I have DataFrame similar to the following:
In [141]: dd = pd.DataFrame({'c1': ['A','A','B','A','B','B','A','C','B','A','D','D','D','C','B','A','C','A','D','B','A','C'],
...: 'c2': ['b', 'a', 'b', 'c', 'd', 'a', 'd', 'd', 'a', 'a', 'c', 'a', 'a', 'b', 'b', 'c', 'c', 'a', 'b', 'd', 'b', 'a'],
...: 'c3': range(22)})
I'm grouping it by the two columns and calculating each group sizes:
In [155]: dd.groupby(['c1','c2']).size()
Out[155]:
c1 c2
A a 3
b 2
c 2
d 1
B a 2
b 2
d 2
C a 1
b 1
c 1
d 1
D a 2
b 1
c 1
dtype: int64
Now I want to sort each group by the size and extract 3 top most values. The desired output would look like the following:
c1 c2
A a 3
b 2
c 2
B a 2
b 2
d 2
C a 1
b 1
c 1
D a 2
b 1
c 1
dtype: int64
But I'm failing to get the required output by using some known techniques:
In [158]: dd.groupby(['c1','c2']).size().head(3)
Out[158]:
c1 c2
A a 3
b 2
c 2
dtype: int64
In [159]: dd.groupby(['c1','c2']).size().to_frame().nlargest(3, 0)
Out[159]:
0
c1 c2
A a 3
b 2
c 2
Is there a way?
CodePudding user response:
Initially, you are grouping by c1 and c2, but when taking the "3 top most values", based on your examples, I think you mean top 3 within each group of c1.

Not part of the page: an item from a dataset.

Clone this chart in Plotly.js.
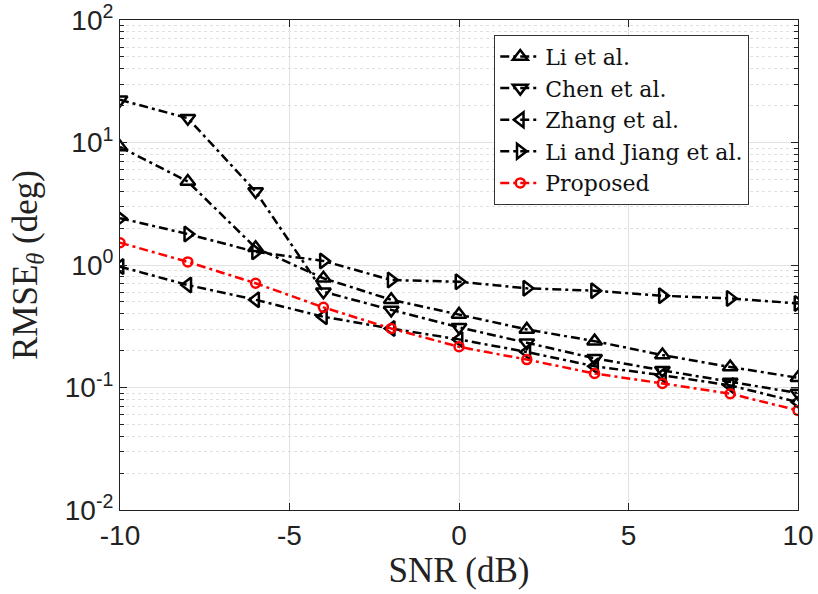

That would suggest you need a second groupby operation:
dd.groupby(['c1','c2']).size().groupby("c1", group_keys=False).nlargest(3)
Result:
c1 c2
A a 3
b 2
c 2
B a 2
b 2
d 2
C a 1
b 1
c 1
D a 2
b 1
c 1
dtype: int64
CodePudding user response:
See below for a much faster alternative.
You need a double groupby:
dd.groupby(['c1','c2']).size().groupby(level='c1', group_keys=False).nlargest(3)
output:
c1 c2
A a 3
b 2
c 2
B a 2
b 2
d 2
C a 1
b 1
c 1
D a 2
b 1
c 1
dtype: int64
Much faster alternative with value_counts groupby.head, with a different order of the output:
dd.value_counts(['c1','c2']).groupby(level='c1', group_keys=False).head(3)
Output:
c1 c2
A a 3
b 2
c 2
B a 2
b 2
d 2
D a 2
C a 1
b 1
c 1
D b 1
c 1
dtype: int64
The alternative is ~4-5x faster on the provided example, and ~100x faster on a random 100k rows dataframe (4.4s vs 48ms).